● **WRITTEN EXERCISE**
In the entries below, find every line with "this" and copy it.

# START OF RECORDS SHOWN

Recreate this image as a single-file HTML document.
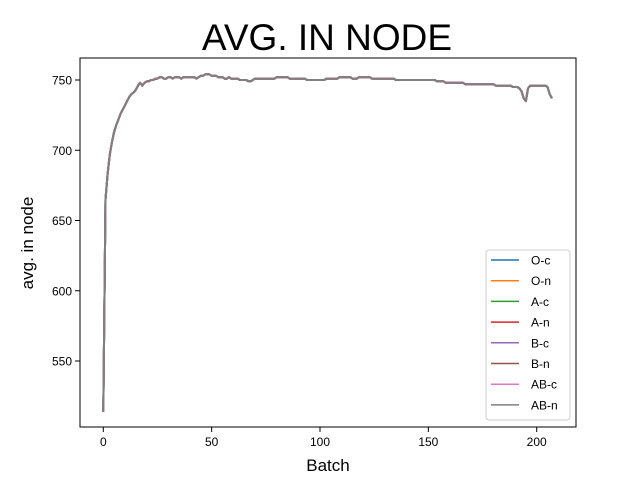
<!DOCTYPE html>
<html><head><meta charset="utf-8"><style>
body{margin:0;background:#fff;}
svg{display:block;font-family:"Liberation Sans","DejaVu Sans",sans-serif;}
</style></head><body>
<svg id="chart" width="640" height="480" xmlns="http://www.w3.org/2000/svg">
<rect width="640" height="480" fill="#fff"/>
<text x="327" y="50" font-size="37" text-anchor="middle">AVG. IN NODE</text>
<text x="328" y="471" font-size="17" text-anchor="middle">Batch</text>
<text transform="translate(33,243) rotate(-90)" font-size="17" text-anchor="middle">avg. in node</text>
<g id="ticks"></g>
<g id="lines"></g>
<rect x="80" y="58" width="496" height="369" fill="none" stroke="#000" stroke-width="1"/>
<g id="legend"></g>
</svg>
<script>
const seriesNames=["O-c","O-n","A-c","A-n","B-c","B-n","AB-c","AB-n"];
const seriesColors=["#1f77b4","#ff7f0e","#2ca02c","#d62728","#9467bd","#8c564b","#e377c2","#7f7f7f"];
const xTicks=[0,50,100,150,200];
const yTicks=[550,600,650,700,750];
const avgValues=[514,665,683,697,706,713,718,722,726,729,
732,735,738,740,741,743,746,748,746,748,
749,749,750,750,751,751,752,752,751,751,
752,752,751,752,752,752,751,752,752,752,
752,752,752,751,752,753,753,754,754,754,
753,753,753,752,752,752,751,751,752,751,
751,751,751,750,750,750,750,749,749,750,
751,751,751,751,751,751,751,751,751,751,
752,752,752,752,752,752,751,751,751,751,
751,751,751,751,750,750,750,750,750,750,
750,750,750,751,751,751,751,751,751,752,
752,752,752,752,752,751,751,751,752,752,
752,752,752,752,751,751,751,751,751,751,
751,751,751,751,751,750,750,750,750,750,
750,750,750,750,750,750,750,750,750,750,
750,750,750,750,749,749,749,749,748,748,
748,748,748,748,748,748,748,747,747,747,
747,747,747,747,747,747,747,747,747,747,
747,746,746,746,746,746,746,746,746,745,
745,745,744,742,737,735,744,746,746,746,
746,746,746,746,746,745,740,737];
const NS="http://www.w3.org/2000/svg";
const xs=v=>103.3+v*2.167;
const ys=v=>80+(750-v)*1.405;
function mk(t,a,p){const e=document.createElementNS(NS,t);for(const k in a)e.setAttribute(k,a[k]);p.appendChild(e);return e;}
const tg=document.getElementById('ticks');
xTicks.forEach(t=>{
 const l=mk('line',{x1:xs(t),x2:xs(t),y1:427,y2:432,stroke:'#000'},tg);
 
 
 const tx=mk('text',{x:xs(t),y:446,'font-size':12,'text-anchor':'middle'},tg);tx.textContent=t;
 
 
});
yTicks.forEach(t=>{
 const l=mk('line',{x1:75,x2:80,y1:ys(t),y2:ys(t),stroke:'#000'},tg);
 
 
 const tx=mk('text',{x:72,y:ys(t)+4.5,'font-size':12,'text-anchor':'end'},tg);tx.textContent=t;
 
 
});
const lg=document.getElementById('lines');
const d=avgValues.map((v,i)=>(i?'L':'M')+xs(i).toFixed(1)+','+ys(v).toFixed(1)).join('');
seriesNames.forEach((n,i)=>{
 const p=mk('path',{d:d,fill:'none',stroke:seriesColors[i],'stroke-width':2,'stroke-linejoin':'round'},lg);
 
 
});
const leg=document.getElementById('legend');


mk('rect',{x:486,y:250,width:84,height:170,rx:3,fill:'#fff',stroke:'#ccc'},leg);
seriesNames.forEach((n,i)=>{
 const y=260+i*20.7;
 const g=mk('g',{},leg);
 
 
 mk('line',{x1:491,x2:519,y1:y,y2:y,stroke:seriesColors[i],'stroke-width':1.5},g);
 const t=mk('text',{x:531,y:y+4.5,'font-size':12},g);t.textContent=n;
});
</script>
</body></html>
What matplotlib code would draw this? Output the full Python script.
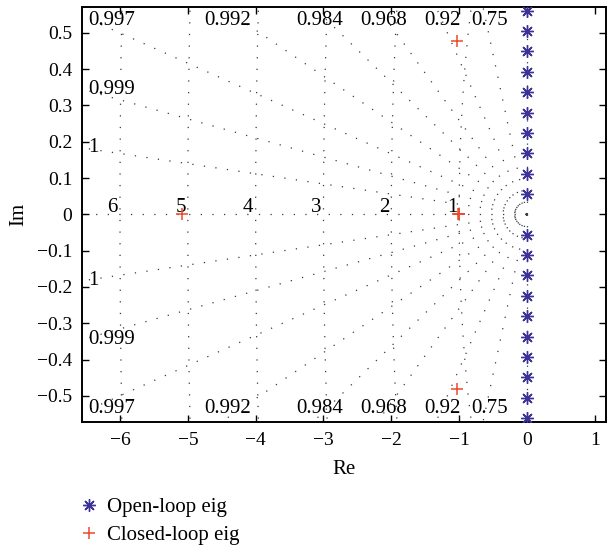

# END OF RECORDS SHOWN

● **FINAL ANSWER**
Recreate this image as a single-file HTML document.
What matplotlib code would draw this? Output the full Python script.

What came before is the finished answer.